Wednesday, November 2, 2011

Writing Inspirations - Marian Keyes

With Day #1 of NaNoWriMo in the can (5263 words. Thank you, fans),  my moist, excited and spongy brain can't help but keep recalling and drawing upon some of my favorite novel passages, moving song lyrics, and clever turns-of-phrase (or is it turn-of-phrases? I don't know, I'm still rather brain-fried.)

Marian Keyes is a writing hero of mine. Through her books, she shows  how a story can be depressing, heartbreaking and just plain tragic, yet warm, light and hilarious at the same time. Quite a skill. Parts of her novels can sometimes be a beating, but I always laugh, usually cry, without exception discuss it in detail with other MK fans and take careful notes.

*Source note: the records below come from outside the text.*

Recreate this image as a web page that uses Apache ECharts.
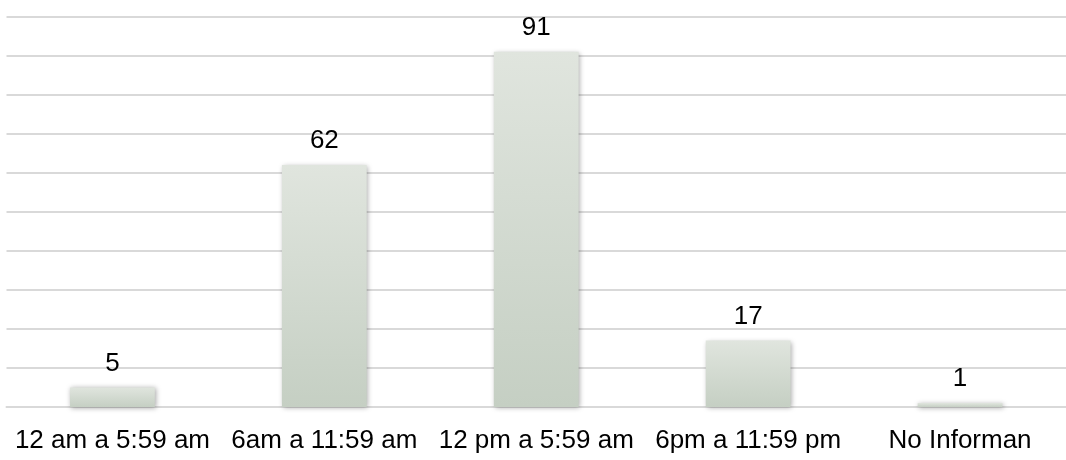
<!DOCTYPE html>
<html>
<head>
<meta charset="utf-8">
<script src="https://cdn.jsdelivr.net/npm/echarts@6/dist/echarts.min.js"></script>
<style>
  html, body { margin: 0; padding: 0; background: #fff; }
  #chart { width: 1066px; height: 460px; }
</style>
</head>
<body>
<div id="chart"></div>
<script>
const categories = ['12 am a 5:59 am', '6am a 11:59 am', '12 pm a 5:59 am', '6pm a 11:59 pm', 'No Informan'];
const values = [5, 62, 91, 17, 1];

const chart = echarts.init(document.getElementById('chart'));

chart.setOption({
  animation: false,
  grid: { left: 6.5, width: 1062.5, top: 16.5, bottom: 53, containLabel: false },
  xAxis: {
    type: 'category',
    data: categories,
    axisLine: { lineStyle: { color: '#d9d9d9', width: 2 } },
    axisTick: { show: false },
    axisLabel: {
      margin: 21,
      fontFamily: 'Liberation Sans, Arial, sans-serif',
      fontSize: 26,
      color: '#000',
      interval: 0
    }
  },
  yAxis: {
    type: 'value',
    min: 0,
    max: 100,
    interval: 10,
    axisLabel: { show: false },
    axisLine: { show: false },
    axisTick: { show: false },
    splitLine: { lineStyle: { color: '#d9d9d9', width: 2 } }
  },
  series: [{
    type: 'bar',
    data: values,
    barWidth: '40%',
    itemStyle: {
      color: new echarts.graphic.LinearGradient(0, 0, 0, 1, [
        { offset: 0, color: '#e0e5de' },
        { offset: 1, color: '#c5cfc3' }
      ]),
      shadowColor: 'rgba(0,0,0,0.35)',
      shadowBlur: 5,
      shadowOffsetX: 1,
      shadowOffsetY: 1
    },
    label: {
      show: true,
      position: 'top',
      distance: 11,
      fontFamily: 'Liberation Sans, Arial, sans-serif',
      fontSize: 26,
      color: '#000'
    }
  }]
});
</script>
</body>
</html>
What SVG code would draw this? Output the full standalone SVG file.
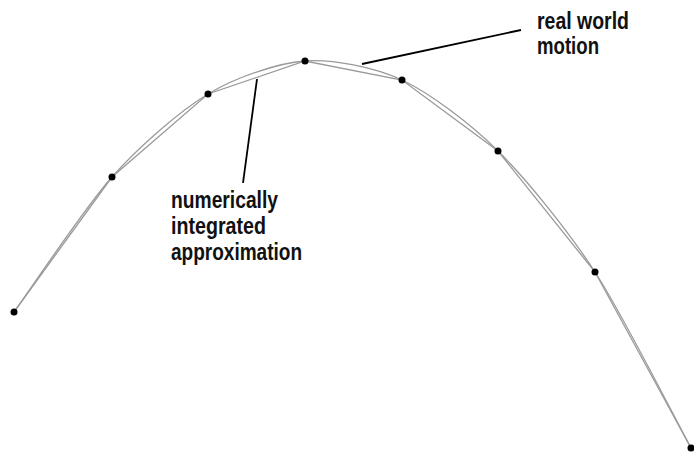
<svg xmlns="http://www.w3.org/2000/svg" width="694" height="470" viewBox="0 0 694 470">
<style>
.curve{fill:none;stroke:#9a9a9a;stroke-width:1.3}
.leader{fill:none;stroke:#000;stroke-width:1.8}
.pt{fill:#000}
.lbl{font-family:"Liberation Sans",Arial,sans-serif;font-weight:bold;font-size:23px;fill:#111}
</style>
<rect width="694" height="470" fill="#fff"/>
<g id="connectors">
<path id="real-motion" class="curve" d="M14,312 C28,292.7 84.3,208.1 112,177 C139.7,145.9 180.4,110.6 208,94 C235.6,77.4 277.3,63 305,61 C332.7,59 374.4,67.1 402,80 C429.6,92.9 470.4,123.6 498,151 C525.6,178.4 567.4,229.6 595,272 C622.6,314.4 677.3,422.9 691,448"/>
<polyline id="approximation" class="curve" points="14,312 112,177 208,94 305,61 402,80 498,151 595,272 691,448"/>
<line class="leader" x1="257" y1="79" x2="243" y2="183"/>
<line class="leader" x1="362" y1="64" x2="521" y2="30"/>
</g>
<g id="points">
<circle class="pt" cx="14" cy="312" r="3.5"/>
<circle class="pt" cx="112" cy="177" r="3.5"/>
<circle class="pt" cx="208" cy="94" r="3.5"/>
<circle class="pt" cx="305" cy="61" r="3.5"/>
<circle class="pt" cx="402" cy="80" r="3.5"/>
<circle class="pt" cx="498" cy="151" r="3.5"/>
<circle class="pt" cx="595" cy="272" r="3.5"/>
<circle class="pt" cx="691" cy="448" r="3.5"/>
</g>
<g id="label-real">
<text class="lbl" x="537" y="29" textLength="92" lengthAdjust="spacingAndGlyphs">real world</text>
<text class="lbl" x="537" y="54" textLength="62" lengthAdjust="spacingAndGlyphs">motion</text>
</g>
<g id="label-approx">
<text class="lbl" x="171" y="208" textLength="107" lengthAdjust="spacingAndGlyphs">numerically</text>
<text class="lbl" x="171" y="234" textLength="95" lengthAdjust="spacingAndGlyphs">integrated</text>
<text class="lbl" x="171" y="260" textLength="131" lengthAdjust="spacingAndGlyphs">approximation</text>
</g>
</svg>
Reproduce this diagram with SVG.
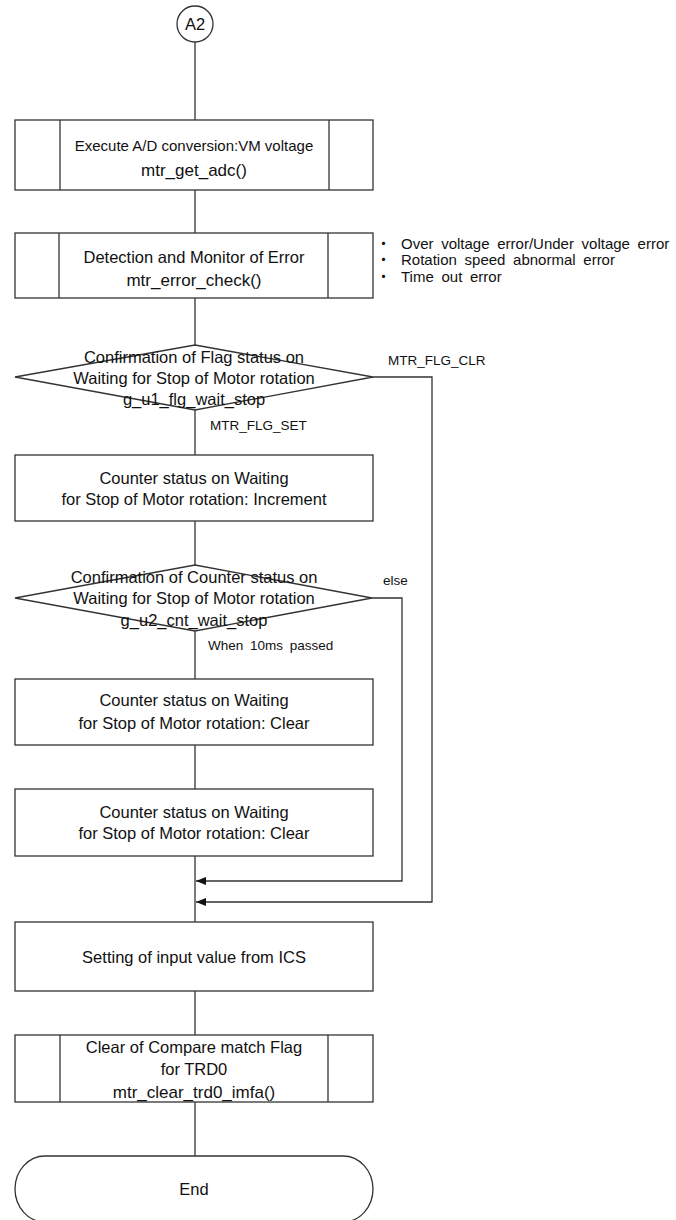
<svg xmlns="http://www.w3.org/2000/svg" width="676" height="1220" viewBox="0 0 676 1220">
  <style>
    .shape { fill: #ffffff; stroke: #333333; stroke-width: 1.3; }
    .edge { fill: none; stroke: #333333; stroke-width: 1.3; }
    .t { font-family: "Liberation Sans", Arial, sans-serif; font-size: 16.5px; fill: #111111; text-anchor: middle; }
    .small { font-size: 15px; }
    .code { font-size: 17px; }
    .lbl { font-family: "Liberation Sans", Arial, sans-serif; font-size: 13.5px; fill: #111111; }
    .note { font-family: "Liberation Sans", Arial, "Noto Sans CJK JP", sans-serif; font-size: 15px; fill: #111111; word-spacing: 3.5px; }
  </style>
  <defs>
    <marker id="arrow" viewBox="0 0 10 8" refX="10" refY="4" markerWidth="10" markerHeight="8" markerUnits="userSpaceOnUse" orient="auto">
      <path d="M0,0 L10,4 L0,8 Z" fill="#111111"/>
    </marker>
  </defs>

  <rect width="676" height="1220" fill="#ffffff"/>

  <!-- connectors -->
  <g id="connectors">
    <line class="edge" x1="195" y1="42" x2="195" y2="120"/>
    <line class="edge" x1="195" y1="190" x2="195" y2="233"/>
    <line class="edge" x1="195" y1="298" x2="195" y2="345"/>
    <line class="edge" x1="195" y1="410" x2="195" y2="455"/>
    <line class="edge" x1="195" y1="521" x2="195" y2="565"/>
    <line class="edge" x1="195" y1="631" x2="195" y2="679"/>
    <line class="edge" x1="195" y1="745" x2="195" y2="789"/>
    <line class="edge" x1="195" y1="856" x2="195" y2="922"/>
    <line class="edge" x1="195" y1="991" x2="195" y2="1035"/>
    <line class="edge" x1="195" y1="1102" x2="195" y2="1156"/>
    <!-- branch "else" of the counter check -->
    <polyline class="edge" points="372,598 402,598 402,881 196,881" marker-end="url(#arrow)"/>
    <!-- branch MTR_FLG_CLR of the flag check -->
    <polyline class="edge" points="373,377 432,377 432,902 196,902" marker-end="url(#arrow)"/>
    <text class="lbl" x="388" y="365">MTR_FLG_CLR</text>
    <text class="lbl" x="210" y="430">MTR_FLG_SET</text>
    <text class="lbl" x="383" y="585">else</text>
    <text class="lbl" x="208" y="650" word-spacing="3">When 10ms passed</text>
  </g>

  <g id="start-A2">
    <circle class="shape" cx="195" cy="24" r="18"/>
    <text class="t" x="195" y="30">A2</text>
  </g>

  <g id="adc">
    <rect class="shape" x="15" y="120" width="358" height="70"/>
    <line class="edge" x1="60" y1="120" x2="60" y2="190"/>
    <line class="edge" x1="329" y1="120" x2="329" y2="190"/>
    <text class="t small" x="194" y="151">Execute A/D conversion:VM voltage</text>
    <text class="t code" x="194" y="176">mtr_get_adc()</text>
  </g>

  <g id="error-check">
    <rect class="shape" x="15" y="233" width="358" height="65"/>
    <line class="edge" x1="59" y1="233" x2="59" y2="298"/>
    <line class="edge" x1="328" y1="233" x2="328" y2="298"/>
    <text class="t" x="194" y="263">Detection and Monitor of Error</text>
    <text class="t code" x="194" y="286">mtr_error_check()</text>
  </g>

  <g id="error-notes">
    <text class="note" x="376" y="248.5">・<tspan dx="10">Over voltage error/Under voltage error</tspan></text>
    <text class="note" x="376" y="265">・<tspan dx="10">Rotation speed abnormal error</tspan></text>
    <text class="note" x="376" y="281.5">・<tspan dx="10">Time out error</tspan></text>
  </g>

  <g id="flag-check">
    <polygon class="shape" points="195,345 373,377 195,410 15,377"/>
    <text class="t" x="194" y="363">Confirmation of Flag status on</text>
    <text class="t" x="194" y="384">Waiting for Stop of Motor rotation</text>
    <text class="t" x="194" y="405">g_u1_flg_wait_stop</text>
  </g>

  <g id="counter-increment">
    <rect class="shape" x="15" y="455" width="358" height="66"/>
    <text class="t" x="194" y="484">Counter status on Waiting</text>
    <text class="t" x="194" y="505">for Stop of Motor rotation: Increment</text>
  </g>

  <g id="counter-check">
    <polygon class="shape" points="195,565 372,598 195,631 15,598"/>
    <text class="t" x="194" y="583">Confirmation of Counter status on</text>
    <text class="t" x="194" y="604">Waiting for Stop of Motor rotation</text>
    <text class="t" x="194" y="626">g_u2_cnt_wait_stop</text>
  </g>

  <g id="counter-clear-1">
    <rect class="shape" x="15" y="679" width="358" height="66"/>
    <text class="t" x="194" y="706">Counter status on Waiting</text>
    <text class="t" x="194" y="729">for Stop of Motor rotation: Clear</text>
  </g>

  <g id="counter-clear-2">
    <rect class="shape" x="15" y="789" width="358" height="67"/>
    <text class="t" x="194" y="818">Counter status on Waiting</text>
    <text class="t" x="194" y="839">for Stop of Motor rotation: Clear</text>
  </g>

  <g id="ics-input">
    <rect class="shape" x="15" y="922" width="358" height="69"/>
    <text class="t" x="194" y="963">Setting of input value from ICS</text>
  </g>

  <g id="clear-imfa">
    <rect class="shape" x="15" y="1035" width="358" height="67"/>
    <line class="edge" x1="60" y1="1035" x2="60" y2="1102"/>
    <line class="edge" x1="328" y1="1035" x2="328" y2="1102"/>
    <text class="t" x="194" y="1053">Clear of Compare match Flag</text>
    <text class="t" x="194" y="1075">for TRD0</text>
    <text class="t code" x="194" y="1098">mtr_clear_trd0_imfa()</text>
  </g>

  <g id="end">
    <path class="shape" d="M45,1156 H343 A30,33 0 0 1 343,1222 H45 A30,33 0 0 1 45,1156 Z"/>
    <text class="t" x="194" y="1195">End</text>
  </g>
</svg>
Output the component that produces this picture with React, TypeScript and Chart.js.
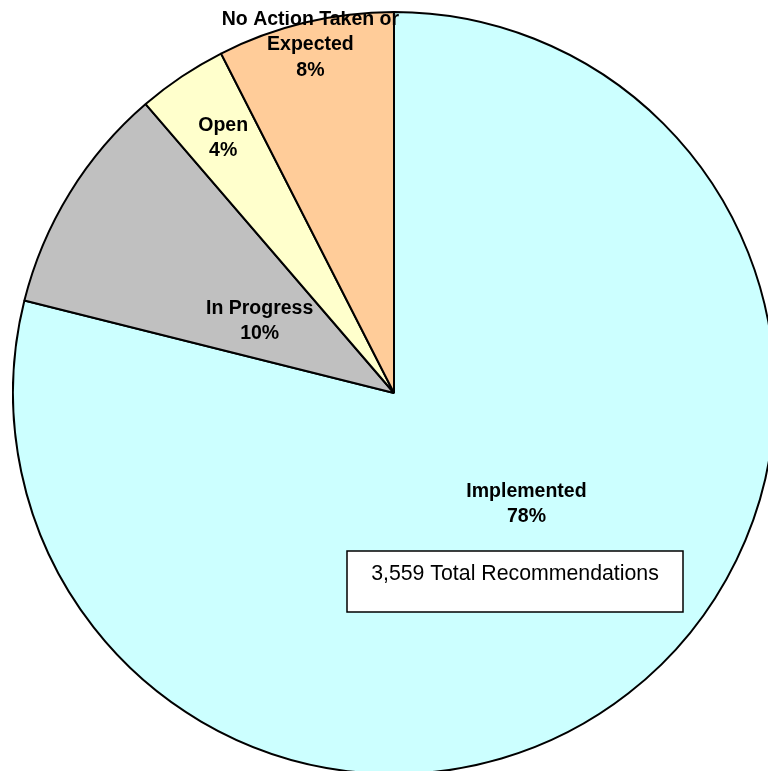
import React, { useEffect, useRef } from "react";
import { Chart, registerables } from "chart.js";

Chart.register(...registerables);

const categories = ["Implemented", "In Progress", "Open", "No Action Taken or Expected"];
const shares = [78.9, 9.8, 3.8, 7.5];
const labelLines = [
  ["Implemented", "78%"],
  ["In Progress", "10%"],
  ["Open", "4%"],
  ["No Action Taken or", "Expected", "8%"],
];
const colors = ["#CCFFFF", "#C0C0C0", "#FFFFCC", "#FFCC99"];
const labelRadius = [0.454, 0.4, 0.805, 0.94];
const labelAngleOffsetDeg = [-12, -3.5, 0, 0];
const totalNote = "3,559 Total Recommendations";

const FONT = '"Liberation Sans", Arial, Helvetica, sans-serif';

const labelPlugin = {
  id: "sliceLabels",
  afterDatasetsDraw(chart: any) {
    const ctx = chart.ctx;
    const meta = chart.getDatasetMeta(0);
    ctx.save();
    ctx.fillStyle = "#000";
    ctx.font = `bold 19.5px ${FONT}`;
    ctx.textAlign = "center";
    ctx.textBaseline = "middle";
    const lh = 25.5;
    let cx = 0, cy = 0;
    meta.data.forEach((arc: any, i: number) => {
      const p = arc.getProps(["x", "y", "startAngle", "endAngle", "outerRadius"], true);
      cx = p.x; cy = p.y;
      const mid = (p.startAngle + p.endAngle) / 2 + (labelAngleOffsetDeg[i] * Math.PI) / 180;
      const r = p.outerRadius * labelRadius[i];
      const x = p.x + Math.cos(mid) * r;
      const y = p.y + Math.sin(mid) * r;
      const lines = labelLines[i];
      const y0 = y - ((lines.length - 1) * lh) / 2;
      lines.forEach((t, k) => ctx.fillText(t, x, y0 + k * lh));
    });
    // total box
    const bx = cx - 47, by = cy + 158, bw = 336, bh = 61;
    ctx.fillStyle = "#fff";
    ctx.fillRect(bx, by, bw, bh);
    ctx.strokeStyle = "#000";
    ctx.lineWidth = 1.5;
    ctx.strokeRect(bx, by, bw, bh);
    ctx.fillStyle = "#000";
    ctx.font = `21.3px ${FONT}`;
    ctx.fillText(totalNote, bx + bw / 2, by + 23);
    ctx.restore();
  },
};

export default function App() {
  const ref = useRef<HTMLCanvasElement>(null);
  useEffect(() => {
    if (!ref.current) return;
    const chart = new Chart(ref.current, {
      type: "pie",
      data: {
        labels: categories,
        datasets: [
          {
            data: shares,
            backgroundColor: colors,
            borderColor: "#000",
            borderWidth: 2,
          },
        ],
      },
      options: {
        responsive: false,
        animation: false,
        layout: { padding: 0 },
        plugins: {
          legend: { display: false },
          tooltip: { enabled: false },
          title: { display: false },
        },
      },
      plugins: [labelPlugin],
    });
    return () => chart.destroy();
  }, []);
  return (
    <div
      style={{
        position: "fixed",
        left: 0,
        top: 0,
        width: 768,
        height: 771,
        overflow: "hidden",
        background: "#fff",
      }}
    >
      <canvas
        ref={ref}
        width={764}
        height={764}
        style={{ position: "absolute", left: 12, top: 11, width: 764, height: 764 }}
      />
    </div>
  );
}
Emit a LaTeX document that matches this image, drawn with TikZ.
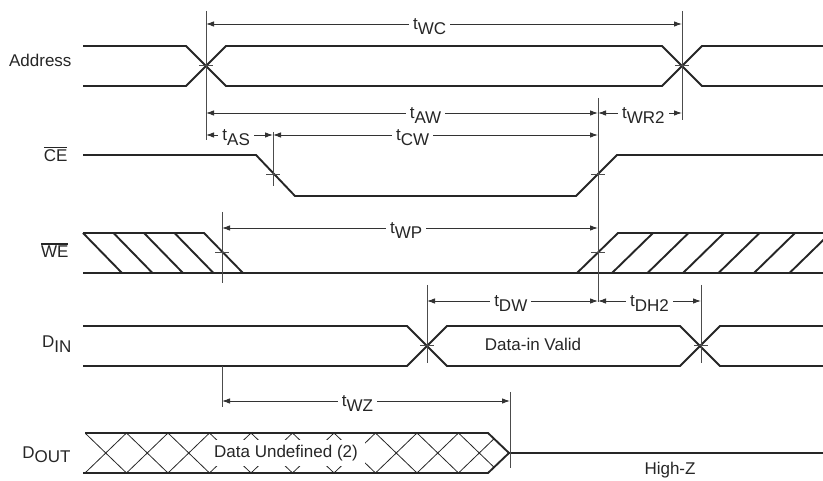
\documentclass[tikz,border=0pt]{standalone}
\usepackage{fontspec}
\setmainfont{Liberation Sans}
\usetikzlibrary{arrows.meta}
\newcommand\tsig[1]{t\raisebox{-5.5pt}{#1}}
\newcommand\sigbar[1]{\leavevmode\vbox{\hrule height 1.2pt \kern 1.8pt \hbox{#1}}}
\begin{document}
\begin{tikzpicture}[x=1pt, y=-1pt, font=\fontsize{17}{20}\selectfont, text=black!85,
          wave/.style={line width=1.9pt, draw=black!85},
          hatch/.style={line width=0.8pt, draw=black!85},
          guide/.style={line width=1pt, draw=black!70},
          dim/.style={line width=0.9pt, draw=black!80, {Latex[length=8pt,width=5.5pt]}-{Latex[length=8pt,width=5.5pt]}},
          lbl/.style={fill=white, inner xsep=4pt, inner ysep=1pt, yshift=-2.5pt},
          sig/.style={anchor=base east}]
\useasboundingbox (0,0) rectangle (823,481);
\clip (0,0) rectangle (823,481);
% signal names
\node[sig] (addr) at (75,67) {Address};
\node[sig] (ce) at (71,162) {\sigbar{CE}};
\node[sig] (we) at (72,258) {\sigbar{WE}};
\node[sig] (din) at (75,348) {D\raisebox{-5pt}{IN}};
\node[sig] (dout) at (74,458) {D\raisebox{-4pt}{OUT}};
% address
\draw[wave] (83,46) -- (186,46) -- (226,86) -- (662,86) -- (702,46) -- (823,46);
\draw[wave] (83,86) -- (186,86) -- (226,46) -- (662,46) -- (702,86) -- (823,86);
% chip enable
\draw[wave] (83,155) -- (256,155) -- (295,196) -- (576,196) -- (617,155) -- (823,155);
% write enable
\draw[wave] (83,273) -- (823,273);
\draw[wave] (83,233) -- (204,233) -- (243,273);
\draw[wave] (577,273) -- (618,233) -- (823,233);
\foreach \x in {83,113.5,144,174.5} \draw[wave] (\x,233) -- (\x+39,273);
\foreach \x in {612,647.5,683,718.5,754,789.5} \draw[wave] (\x,273) -- (\x+41,233);
% data in
\draw[wave] (83,326) -- (407,326) -- (447,366) -- (680,366) -- (720,326) -- (823,326);
\draw[wave] (83,366) -- (407,366) -- (447,326) -- (680,326) -- (720,366) -- (823,366);
\node (valid) at (533,344) {Data-in Valid};
% data out
\begin{scope}
  \clip (85,433) -- (488,433) -- (509,453) -- (488,473) -- (85,473) -- cycle;
  \foreach \x in {85,126.5,...,500} {
    \draw[hatch] (\x,433) -- (\x+41.5,473);
    \draw[hatch] (\x+41.5,433) -- (\x,473);
  }
\end{scope}
\node[fill=white, inner xsep=7pt, inner ysep=5pt] (undef) at (286,453) {Data Undefined (2)};
\draw[wave] (85,433) -- (488,433) -- (509,453) -- (488,473) -- (83,473);
\draw[wave] (509,453) -- (823,453);
\node (hiz) at (670,470) {High-Z};
% reference lines
\draw[guide] (206,11) -- (206,140);
\draw[guide] (682,11) -- (682,120);
\draw[guide] (273,132) -- (273,186);
\draw[guide] (598,98) -- (598,302);
\draw[guide] (222,212) -- (222,283);
\draw[guide] (222,366) -- (222,407);
\draw[guide] (427,285) -- (427,363);
\draw[guide] (701,285) -- (701,363);
\draw[guide] (510,392) -- (510,468);
\foreach \x/\y in {206/66, 682/66, 273/175, 598/175, 222/253, 598/253, 427/346, 701/346}
  \draw[guide] (\x-7,\y) -- (\x+7,\y);
% timing parameters
\foreach \n/\a/\b/\y/\p in {WC/206/682/24/0.47, AW/206/598/113/0.56, AS/206/273/135/0.45,
          CW/273/598/135/0.43, WR2/598/682/113/0.54, WP/222/598/228/0.49,
          DW/427/598/301/0.49, DH2/598/701/301/0.5, WZ/222/510/401/0.47} {
  \coordinate (\n-l) at (\a,\y);
  \coordinate (\n-r) at (\b,\y);
  \draw[dim] (\n-l) -- (\n-r) node[lbl, pos=\p] (t\n) {\tsig{\n}};
}
\end{tikzpicture}
\end{document}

Here is a passage I've loved for years, and one I share with friends pretty often, because the term "Feathery Stroker" has been part of my vernacular since the first time I read Anybody Out There?


"Jacqui's Feathery Stroker test is a horribly cruel assessment that she brings to bear on all men. It originated with some man she had slept with years ago. All night long he'd run his hands up and down her body in the lightest, feathery way, up her back, along her thighs, across her stomach….And so the phrase came about. It suggested an effeminate quality which immediately stripped a man of all sex appeal….Far better, in Jacqui's opinion, to be a drunken wife-beater in a dirty vest than a Feathery Stroker.
            Her criteria were wide and merciless—and distressingly random. There was no definitive list but here are some examples. Men who didn’t eat red meat were Feathery Strokers. Men who used post-shave balm instead of slapping stinging aftershave onto their tender skin were Feathery Strokers. Men who noticed your shoes and handbags were Feathery Strokers. Men who said pornography was exploitation of women were Feathery Strokers. (Or liars.) Men who said pornography was exploitation of men as much as women were off the scale. All straight men from San Francisco were Feathery Strokers. All academics with beards were Feathery Strokers. Men who stayed friends with their ex-girlfriends were Feathery Strokers. Especially if they call their ex-girlfriend their “ex-partner.” Men who did Pilates were Feathery Strokers. Men who said, “I have to take care of myself right now” were screaming Feathery Strokers. (Even I’d go along with that.)
            The Feathery Strokers rules had complex variations and subsections: men who gave up their seat on the subway were Feathery Strokers—if they smile at you. But if they grunted “Seat,” in a macho, non-eye-contact way, they were in the clear.
            Meanwhile, new categories and subsection were being added all the time. She’d once decided that a man—who up until that point had been perfectly acceptable—was a Feathery Strokers for saying the word groceries. And some of her decrees seemed downright unreasonable—men who helped you look for lost things were Feathery Strokers, whereas no one but extreme Feathery Stroker purists could deny that it was a handy quality for a man to have.
            Funnily enough, even though Jacqui fancied Luke something ferocious, I suspected he was a Feathery Stroker. He didn’t look like one, he looked like a tough, hard man. But beneath his leather trousers and set jaw he was kind and thoughtful—sensitive, even. And sensitivity is the FS’s defining quality, his core characteristic.”